From a performance standpoint, would I be better off with:
1) Apache 2.0 on the low end servers serving static content, using the JK2 connector back to JBoss on the faster server for JSP/Servlet/EJB processing
2) Tomcat 5 standalone on the low end servers for handling static content and JSP/Servlet processing, using remote calls (RMI) back to JBoss on the faster server for EJB processing
3) JBoss with Tomcat 5 on the low end servers for handling static content and JSP/Servlet processing, using using remote calls (RMI) back to a different instance of JBoss on the faster server for EJB processing
4) JBoss with Tomcat 5 on the low end servers for handling static content and JSP/Servlet/EJB, using a socket connection to the database on the faster server
I know the best performing architecture is to have the Servlet container in the same VM as the EJB container, so running JBoss with integrated Tomcat makes more sense than Tomcat Standalone and JBoss for EJB. However, I'm a bit less clear about the relative performance of using Apache with JK2 connector to JBoss vs. Tomcat with RMI to JBoss. Either way it seems, data will be moving across the wire.

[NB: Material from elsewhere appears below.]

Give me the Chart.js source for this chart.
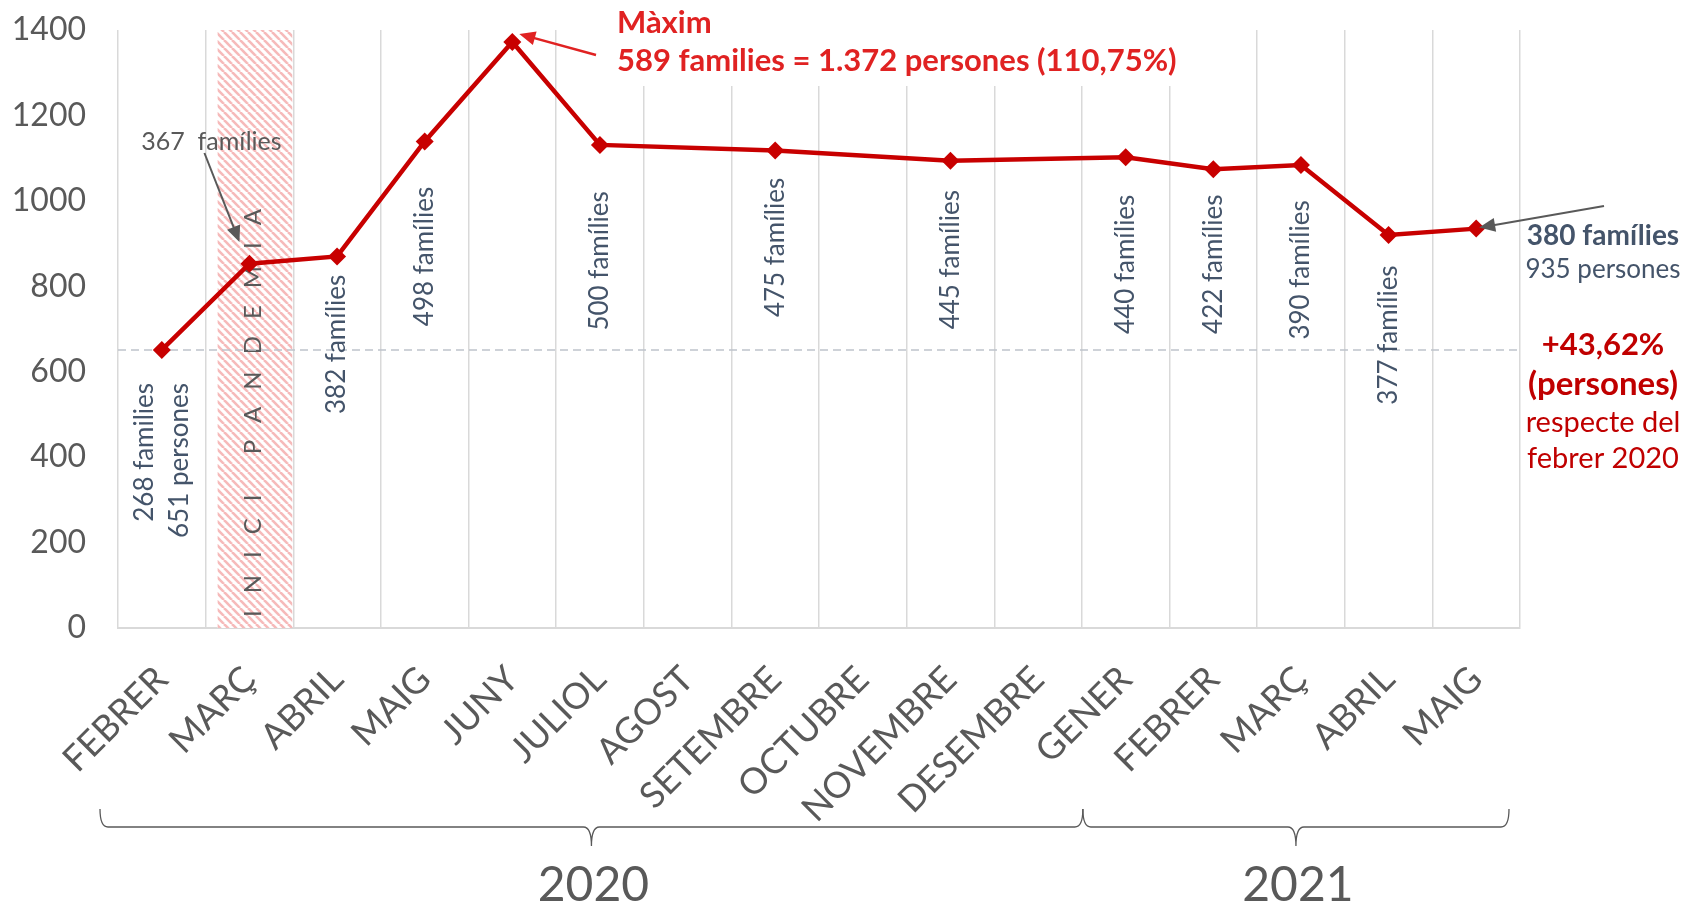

Also, I'm just not sure if best overall performance wouldn't be having the web apps handled by the slower machines with the EJB and database handling being done by the faster machines.
From a security standpoint, I'm inclined to keep as little nonpublic code as possible outside the firewall. Thus, keeping the EJBs, and even the WAR files that just manage web app workflow, behind the firewall is safer, but may have lower performance than sharing the WAR file load with Tomcat 5 acting as web server and JSP/Servlet container.
Finally, from an ease of maintenance standpoint, it just seems easier to manage one flavor of server (JBoss) than it would be to manage instances of Apache, standalaone Tomcat 5, and JBoss, each with their own unique configuration requirements.
Whew! This is longer than I planned, but I've been wrestling with these choices for some time.
I welcome your ideas and suggestions.